Remember, all software sucks. Some sucks more, and some sucks less.
But it sucks regardless. If I want to see something elegant I go
look for a piece of art.
Wietse
Can we stop whinging about how OS x y or z sucks, and instead get back to
whinging about how postfix sucks? :>
-Dan
<SMILEY>
No - let's complain about how 2 year old *alpha* postfix is stable so
that your boss wants to know why you want to upgrade it to a current
version ( with regexp,better bounce handling, etc...)
Contrast this with most commercial software that needs to be upgraded at
least 2-3 times a year - that gives you an excuse to upgrade to a current
feature set & needs twice as much CPU & RAM - so you get to upgrade your
computer every year or two as well ...
</SMILEY>
>
> -Dan
>
Rafi
> BTW, if async writes are so bad then why has it failed to cause me even
> a single problem in the 5+ years i've been running linux systems?
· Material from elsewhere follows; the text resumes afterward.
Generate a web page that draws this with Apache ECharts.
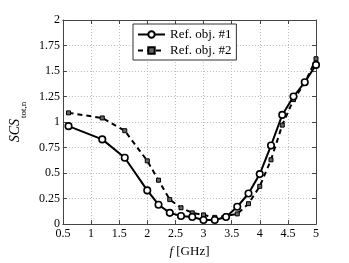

Let me just summarize the known facts.
Async writes are dangerous, regardless of what OS you use. If
you use async writes, you take a significantly increased risk that
you will lose files, or even entire filesystems. As an
administrator, you have the option of explicitly choosing to use
async writes or not, but you should fully understand the dangers
before you do so, and be willing to take the risks.
The one thing that Linux does wrong here is by default taking
that decision out of the hands of the person setting up the machine
-- most people who set these things up won't know the risks, and
probably would not choose to take those risks if they knew what they
were.
BSD (and other OSes) force you to explicitly take an extra step
in order to be able to shoot yourself in the foot in this manner,
while Linux gives you a loaded gun without first checking to see if
you know what you're doing.
At Wietse's request, I will not be continuing to post on this thread.